▶ _WORK TO DO_: Write out each line beneath this one exactly as it reads.
● ● ●
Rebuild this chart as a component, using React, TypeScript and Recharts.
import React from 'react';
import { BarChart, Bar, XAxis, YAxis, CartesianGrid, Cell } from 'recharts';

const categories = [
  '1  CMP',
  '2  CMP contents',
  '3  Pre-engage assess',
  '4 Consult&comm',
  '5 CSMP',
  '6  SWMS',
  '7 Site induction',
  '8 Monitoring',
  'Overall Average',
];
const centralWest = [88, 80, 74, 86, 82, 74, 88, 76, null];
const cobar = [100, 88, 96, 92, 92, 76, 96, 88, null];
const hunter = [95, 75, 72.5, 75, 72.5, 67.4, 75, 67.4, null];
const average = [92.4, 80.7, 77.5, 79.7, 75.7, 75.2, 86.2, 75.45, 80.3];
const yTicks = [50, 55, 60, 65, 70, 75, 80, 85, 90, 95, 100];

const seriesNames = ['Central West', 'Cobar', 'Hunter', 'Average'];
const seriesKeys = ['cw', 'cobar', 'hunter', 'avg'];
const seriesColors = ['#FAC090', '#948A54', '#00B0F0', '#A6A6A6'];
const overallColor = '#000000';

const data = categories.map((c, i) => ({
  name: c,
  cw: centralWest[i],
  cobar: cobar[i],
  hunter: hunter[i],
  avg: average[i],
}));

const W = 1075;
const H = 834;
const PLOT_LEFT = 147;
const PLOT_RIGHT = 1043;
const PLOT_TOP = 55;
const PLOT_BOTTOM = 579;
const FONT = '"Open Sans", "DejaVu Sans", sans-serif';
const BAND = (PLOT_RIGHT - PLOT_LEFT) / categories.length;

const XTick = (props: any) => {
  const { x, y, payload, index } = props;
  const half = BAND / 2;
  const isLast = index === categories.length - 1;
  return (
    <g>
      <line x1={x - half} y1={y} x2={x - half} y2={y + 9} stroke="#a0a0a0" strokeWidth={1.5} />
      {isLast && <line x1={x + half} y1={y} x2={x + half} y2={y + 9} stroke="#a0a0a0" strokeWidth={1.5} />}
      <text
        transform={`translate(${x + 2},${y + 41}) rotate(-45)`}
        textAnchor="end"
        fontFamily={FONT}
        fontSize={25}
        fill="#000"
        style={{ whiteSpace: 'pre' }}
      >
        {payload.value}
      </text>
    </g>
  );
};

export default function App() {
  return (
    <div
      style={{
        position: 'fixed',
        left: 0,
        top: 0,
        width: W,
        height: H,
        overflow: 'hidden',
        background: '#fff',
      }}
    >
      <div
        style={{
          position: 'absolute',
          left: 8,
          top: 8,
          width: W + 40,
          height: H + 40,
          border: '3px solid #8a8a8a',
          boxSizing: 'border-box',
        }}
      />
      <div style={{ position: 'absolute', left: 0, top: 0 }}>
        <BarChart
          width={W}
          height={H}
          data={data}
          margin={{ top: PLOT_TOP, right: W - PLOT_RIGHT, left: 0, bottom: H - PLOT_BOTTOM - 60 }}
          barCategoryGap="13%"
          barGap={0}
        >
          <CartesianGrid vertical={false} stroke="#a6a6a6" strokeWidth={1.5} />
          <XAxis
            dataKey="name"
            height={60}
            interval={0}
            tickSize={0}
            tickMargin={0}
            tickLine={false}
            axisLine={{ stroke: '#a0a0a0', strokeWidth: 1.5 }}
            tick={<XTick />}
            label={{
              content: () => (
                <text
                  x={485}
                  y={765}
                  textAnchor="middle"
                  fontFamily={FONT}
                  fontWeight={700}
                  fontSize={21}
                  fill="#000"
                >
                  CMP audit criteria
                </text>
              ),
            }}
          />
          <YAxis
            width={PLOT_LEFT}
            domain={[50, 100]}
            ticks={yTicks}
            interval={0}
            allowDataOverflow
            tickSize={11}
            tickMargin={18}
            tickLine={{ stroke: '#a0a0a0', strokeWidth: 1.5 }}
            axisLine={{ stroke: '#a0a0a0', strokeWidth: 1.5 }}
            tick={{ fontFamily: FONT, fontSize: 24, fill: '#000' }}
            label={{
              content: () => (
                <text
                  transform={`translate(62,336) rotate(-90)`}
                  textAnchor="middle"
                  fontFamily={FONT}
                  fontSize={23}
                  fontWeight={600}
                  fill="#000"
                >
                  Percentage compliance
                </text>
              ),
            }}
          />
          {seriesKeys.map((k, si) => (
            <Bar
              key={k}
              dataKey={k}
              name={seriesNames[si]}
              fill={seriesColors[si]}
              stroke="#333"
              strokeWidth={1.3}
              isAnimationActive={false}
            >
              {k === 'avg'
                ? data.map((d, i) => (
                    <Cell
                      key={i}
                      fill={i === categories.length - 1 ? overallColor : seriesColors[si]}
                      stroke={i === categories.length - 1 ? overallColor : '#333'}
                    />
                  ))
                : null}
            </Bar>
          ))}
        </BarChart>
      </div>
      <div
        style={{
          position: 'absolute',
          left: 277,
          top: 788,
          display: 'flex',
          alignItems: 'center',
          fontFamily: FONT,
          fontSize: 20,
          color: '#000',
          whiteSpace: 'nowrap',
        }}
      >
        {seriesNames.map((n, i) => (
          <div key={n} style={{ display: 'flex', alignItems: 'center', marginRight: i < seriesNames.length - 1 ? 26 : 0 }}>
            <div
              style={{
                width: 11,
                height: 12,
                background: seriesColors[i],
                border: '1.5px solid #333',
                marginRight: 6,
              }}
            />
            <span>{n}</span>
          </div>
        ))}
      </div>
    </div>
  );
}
● ● ●
▶ _RESULT OF THIS TASK_:
Rebuild this chart as a component, using React, TypeScript and Recharts.
import React from 'react';
import { BarChart, Bar, XAxis, YAxis, CartesianGrid, Cell } from 'recharts';

const categories = [
  '1  CMP',
  '2  CMP contents',
  '3  Pre-engage assess',
  '4 Consult&comm',
  '5 CSMP',
  '6  SWMS',
  '7 Site induction',
  '8 Monitoring',
  'Overall Average',
];
const centralWest = [88, 80, 74, 86, 82, 74, 88, 76, null];
const cobar = [100, 88, 96, 92, 92, 76, 96, 88, null];
const hunter = [95, 75, 72.5, 75, 72.5, 67.4, 75, 67.4, null];
const average = [92.4, 80.7, 77.5, 79.7, 75.7, 75.2, 86.2, 75.45, 80.3];
const yTicks = [50, 55, 60, 65, 70, 75, 80, 85, 90, 95, 100];

const seriesNames = ['Central West', 'Cobar', 'Hunter', 'Average'];
const seriesKeys = ['cw', 'cobar', 'hunter', 'avg'];
const seriesColors = ['#FAC090', '#948A54', '#00B0F0', '#A6A6A6'];
const overallColor = '#000000';

const data = categories.map((c, i) => ({
  name: c,
  cw: centralWest[i],
  cobar: cobar[i],
  hunter: hunter[i],
  avg: average[i],
}));

const W = 1075;
const H = 834;
const PLOT_LEFT = 147;
const PLOT_RIGHT = 1043;
const PLOT_TOP = 55;
const PLOT_BOTTOM = 579;
const FONT = '"Open Sans", "DejaVu Sans", sans-serif';
const BAND = (PLOT_RIGHT - PLOT_LEFT) / categories.length;

const XTick = (props: any) => {
  const { x, y, payload, index } = props;
  const half = BAND / 2;
  const isLast = index === categories.length - 1;
  return (
    <g>
      <line x1={x - half} y1={y} x2={x - half} y2={y + 9} stroke="#a0a0a0" strokeWidth={1.5} />
      {isLast && <line x1={x + half} y1={y} x2={x + half} y2={y + 9} stroke="#a0a0a0" strokeWidth={1.5} />}
      <text
        transform={`translate(${x + 2},${y + 41}) rotate(-45)`}
        textAnchor="end"
        fontFamily={FONT}
        fontSize={25}
        fill="#000"
        style={{ whiteSpace: 'pre' }}
      >
        {payload.value}
      </text>
    </g>
  );
};

export default function App() {
  return (
    <div
      style={{
        position: 'fixed',
        left: 0,
        top: 0,
        width: W,
        height: H,
        overflow: 'hidden',
        background: '#fff',
      }}
    >
      <div
        style={{
          position: 'absolute',
          left: 8,
          top: 8,
          width: W + 40,
          height: H + 40,
          border: '3px solid #8a8a8a',
          boxSizing: 'border-box',
        }}
      />
      <div style={{ position: 'absolute', left: 0, top: 0 }}>
        <BarChart
          width={W}
          height={H}
          data={data}
          margin={{ top: PLOT_TOP, right: W - PLOT_RIGHT, left: 0, bottom: H - PLOT_BOTTOM - 60 }}
          barCategoryGap="13%"
          barGap={0}
        >
          <CartesianGrid vertical={false} stroke="#a6a6a6" strokeWidth={1.5} />
          <XAxis
            dataKey="name"
            height={60}
            interval={0}
            tickSize={0}
            tickMargin={0}
            tickLine={false}
            axisLine={{ stroke: '#a0a0a0', strokeWidth: 1.5 }}
            tick={<XTick />}
            label={{
              content: () => (
                <text
                  x={485}
                  y={765}
                  textAnchor="middle"
                  fontFamily={FONT}
                  fontWeight={700}
                  fontSize={21}
                  fill="#000"
                >
                  CMP audit criteria
                </text>
              ),
            }}
          />
          <YAxis
            width={PLOT_LEFT}
            domain={[50, 100]}
            ticks={yTicks}
            interval={0}
            allowDataOverflow
            tickSize={11}
            tickMargin={18}
            tickLine={{ stroke: '#a0a0a0', strokeWidth: 1.5 }}
            axisLine={{ stroke: '#a0a0a0', strokeWidth: 1.5 }}
            tick={{ fontFamily: FONT, fontSize: 24, fill: '#000' }}
            label={{
              content: () => (
                <text
                  transform={`translate(62,336) rotate(-90)`}
                  textAnchor="middle"
                  fontFamily={FONT}
                  fontSize={23}
                  fontWeight={600}
                  fill="#000"
                >
                  Percentage compliance
                </text>
              ),
            }}
          />
          {seriesKeys.map((k, si) => (
            <Bar
              key={k}
              dataKey={k}
              name={seriesNames[si]}
              fill={seriesColors[si]}
              stroke="#333"
              strokeWidth={1.3}
              isAnimationActive={false}
            >
              {k === 'avg'
                ? data.map((d, i) => (
                    <Cell
                      key={i}
                      fill={i === categories.length - 1 ? overallColor : seriesColors[si]}
                      stroke={i === categories.length - 1 ? overallColor : '#333'}
                    />
                  ))
                : null}
            </Bar>
          ))}
        </BarChart>
      </div>
      <div
        style={{
          position: 'absolute',
          left: 277,
          top: 788,
          display: 'flex',
          alignItems: 'center',
          fontFamily: FONT,
          fontSize: 20,
          color: '#000',
          whiteSpace: 'nowrap',
        }}
      >
        {seriesNames.map((n, i) => (
          <div key={n} style={{ display: 'flex', alignItems: 'center', marginRight: i < seriesNames.length - 1 ? 26 : 0 }}>
            <div
              style={{
                width: 11,
                height: 12,
                background: seriesColors[i],
                border: '1.5px solid #333',
                marginRight: 6,
              }}
            />
            <span>{n}</span>
          </div>
        ))}
      </div>
    </div>
  );
}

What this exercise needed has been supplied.